A few years ago, the town of about 1,000 people stopped watering parks and other public places to save money. And a few months ago, it started turning off streetlights to cut down on its electricity bill.

“The city is on its knees financially. They have run negative numbers in the general fund multiple months in a row because they have no retail sector here,” Spencer says. “This store could very well make a town that is otherwise going to fail.”

The store Spencer is talking about is The Cannabis Corner: the first recreational pot shop in the country run by a government.  

It opened earlier this month. Technically, the city doesn’t own it. Rather, it set up a public development authority to run it.

“In the headlines, everybody wants to say it’s a city-owned pot shop, which, I guess, I leave for the lawyers,” says North Bonneville Mayor Don Stevens, who embraces the title of “The Marijuana Mayor,” right down to the personalized license plates he’s ordered for his car that read “MJMAYOR.” 
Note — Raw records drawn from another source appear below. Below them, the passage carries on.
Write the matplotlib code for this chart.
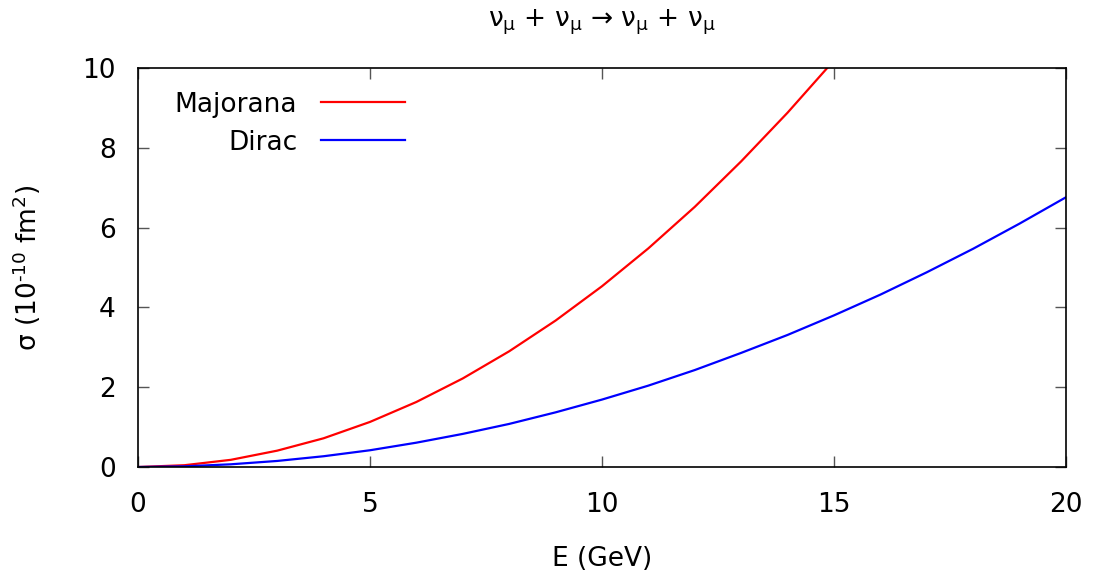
import matplotlib
matplotlib.use("Agg")
import matplotlib.pyplot as plt

# values (sigma in 1e-10 fm^2)
energy = [0, 1, 2, 3, 4, 5, 6, 7, 8, 9, 10, 11, 12, 13, 14, 15, 16, 17, 18, 19, 20]
majorana = [0, 0.045, 0.18, 0.41, 0.72, 1.13, 1.63, 2.22, 2.90, 3.67, 4.53,
            5.48, 6.52, 7.66, 8.88, 10.19]
dirac = [0, 0.017, 0.068, 0.152, 0.27, 0.42, 0.61, 0.83, 1.08, 1.37, 1.69,
         2.04, 2.43, 2.86, 3.31, 3.80, 4.32, 4.88, 5.47, 6.10, 6.76]

plt.rcParams['font.family'] = ['DejaVu Sans']
plt.rcParams['mathtext.fontset'] = 'dejavusans'

fs = 19
fig = plt.figure(figsize=(10.96, 5.8), dpi=100)
ax = fig.add_axes([0.1259, 0.1948, 0.8467, 0.688])

ax.plot(energy[:len(majorana)], majorana, color='#ff0000', lw=1.6, label='Majorana')
ax.plot(energy, dirac, color='#0000ff', lw=1.6, label='Dirac')

ax.set_xlim(0, 20)
ax.set_ylim(0, 10)
ax.set_xticks([0, 5, 10, 15, 20])
ax.set_yticks([0, 2, 4, 6, 8, 10])
ax.tick_params(direction='in', top=True, right=True, length=8, width=1,
               color='#555555', labelsize=fs)
ax.tick_params(axis='x', pad=18)
ax.tick_params(axis='y', pad=16)
for s in ax.spines.values():
    s.set_linewidth(1.2)

ax.set_xlabel('E (GeV)', fontsize=fs, labelpad=20)
ax.set_ylabel(r'σ (10$^{\text{-10}}$ fm$^{\mathregular{2}}$)', fontsize=fs, labelpad=28)
ax.set_title(r'ν$_{\mathregular{μ}}$ + ν$_{\mathregular{μ}}$ → ν$_{\mathregular{μ}}$ + ν$_{\mathregular{μ}}$',
             fontsize=fs, pad=30)

ax.legend(loc='upper left', markerfirst=False, frameon=False, fontsize=fs,
          handlelength=3.2, handletextpad=0.9, labelspacing=0.45,
          bbox_to_anchor=(0.014, 1.0))

fig.savefig('out.png', dpi=100)
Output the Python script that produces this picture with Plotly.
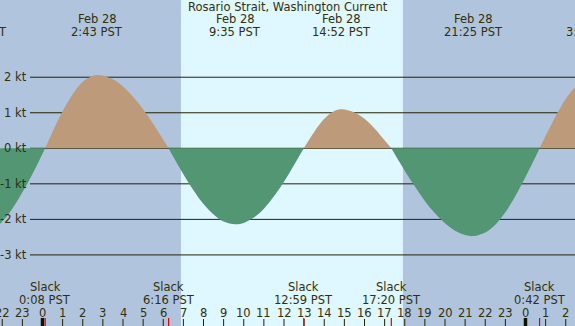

“I guess technically, on some level, it is.” Stevens says there was a strong likelihood of a pot shop opening in the town anyway. So the city decided to open its own store to have more control over how it’s operated.

“Whereas if a private person came in and opened a store and it wasn’t working out in the community’s best interest, we’d have a really long, ugly path to try and straighten that situation out,” Stevens says. He says all the profits from North Bonneville’s pot shop will go back to the community, by partnering the shop with the city on projects.

“While it can’t just deposit its profit directly into our general fund, (it) can as a separate corporation, help us defray costs with law-enforcement contracts, public health and safety programs, any number of things that ultimately will have a positive affect on our bottom line,” he says.

Right now, the city’s annual budget is $1.2 million. Officials think The Cannabis Corner could eventually bring in half a million dollars in profit every year.

That’s big money here. After the timber industry collapsed in the 1990s, tourism became the county’s main industry.

Casey Roeder, the executive director of the Skamania County Chamber of Commerce, says the town’s pot shop adds another reason for people to visit.

“It’s an amenity, in my mind, just as a winery or brewery,” she says. “The cannabis store in North Bonneville just adds to that whole menu of options for folks to come and spend money.”

And Roeder says if people come here and see the region’s natural beauty and lifestyle, they just may want to move here and bring their business with them.